On Unix, MySQL uses the value of the TMPDIR environment variable as the path name of the directory in which to store temporary files. If TMPDIR is not set, MySQL uses the system default, which is usually /tmp, /var/tmp, or /usr/tmp.

On Windows, MySQL checks in order the values of the TMPDIR, TEMP, and TMP environment variables. For the first one found to be set, MySQL uses it and does not check those remaining. If none of TMPDIR, TEMP, or TMP are set, MySQL uses the Windows system default, which is usually C:\windows\temp\.

If the file system containing your temporary file directory is too small, you can use the mysqld --tmpdir option to specify a directory in a file system where you have enough space.

The --tmpdir option can be set to a list of several paths that are used in round-robin fashion. Paths should be separated by colon characters (:) on Unix and semicolon characters (;) on Windows.

Note

To spread the load effectively, these paths should be located on different physical disks, not different partitions of the same disk.

If the MySQL server is acting as a replica, you can set the system variable replica_load_tmpdir (from MySQL 8.0.26) or slave_load_tmpdir (before MySQL 8.0.26) to specify a separate directory for holding temporary files when replicating LOAD DATA statements. This directory should be in a disk-based file system (not a memory-based file system) so that the temporary files used to replicate LOAD DATA can survive machine restarts. The directory also should not be one that is cleared by the operating system during the system startup process. However, replication can now continue after a restart if the temporary files have been removed.

MySQL arranges that temporary files are removed if mysqld is terminated. On platforms that support it (such as Unix), this is done by unlinking the file after opening it. The disadvantage of this is that the name does not appear in directory listings and you do not see a big temporary file that fills up the file system in which the temporary file directory is located. (In such cases, lsof +L1 may be helpful in identifying large files associated with mysqld.)

When sorting (ORDER BY or GROUP BY), MySQL normally uses one or two temporary files.
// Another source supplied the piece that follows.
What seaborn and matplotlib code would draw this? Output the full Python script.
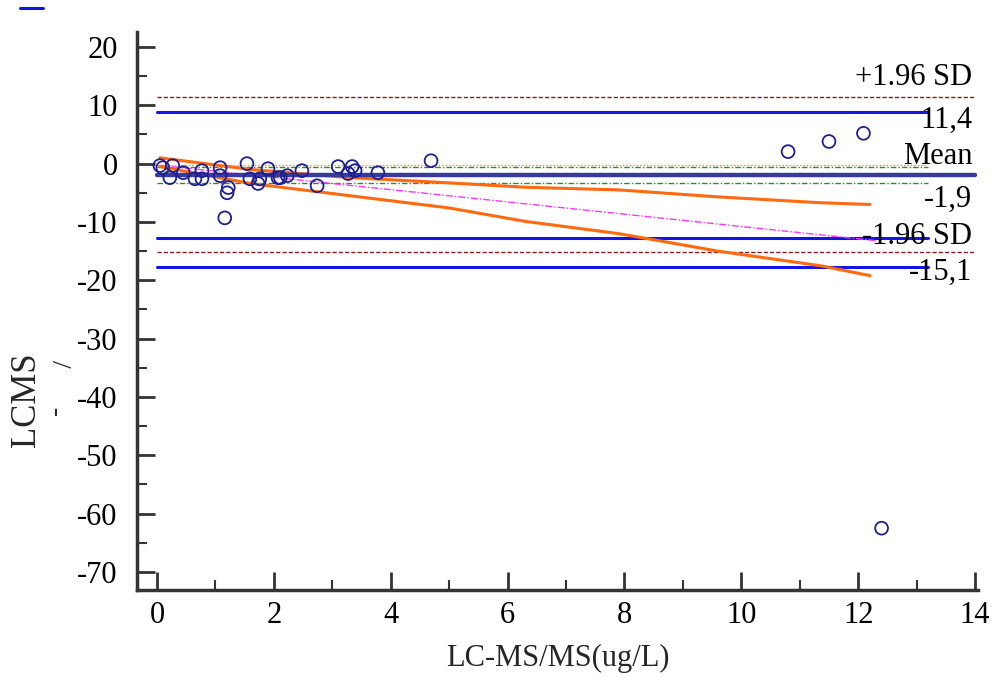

The maximum disk space required is determined by the following expression:

(length of what is sorted + sizeof(row pointer))
* number of matched rows
* 2

The row pointer size is usually four bytes, but may grow in the future for really big tables.

For some statements, MySQL creates temporary SQL tables that are not hidden and have names that begin with #sql.

Some SELECT queries creates temporary SQL tables to hold intermediate results.

DDL operations that rebuild the table and are not performed online using the ALGORITHM=INPLACE technique create a temporary copy of the original table in the same directory as the original table.

Online DDL operations may use temporary log files for recording concurrent DML, temporary sort files when creating an index, and temporary intermediate tables files when rebuilding the table. For more information, see Section 17.12.3, “Online DDL Space Requirements”.

InnoDB user-created temporary tables and on-disk internal temporary tables are created in a temporary tablespace file named ibtmp1 in the MySQL data directory. For more information, see Section 17.6.3.5, “Temporary Tablespaces”.

See also Section 17.15.7, “InnoDB INFORMATION_SCHEMA Temporary Table Info Table”.

The optional EXTENDED modifier causes SHOW TABLES to list hidden tables created by failed ALTER TABLE statements. See Section 15.7.7.39, “SHOW TABLES Statement”.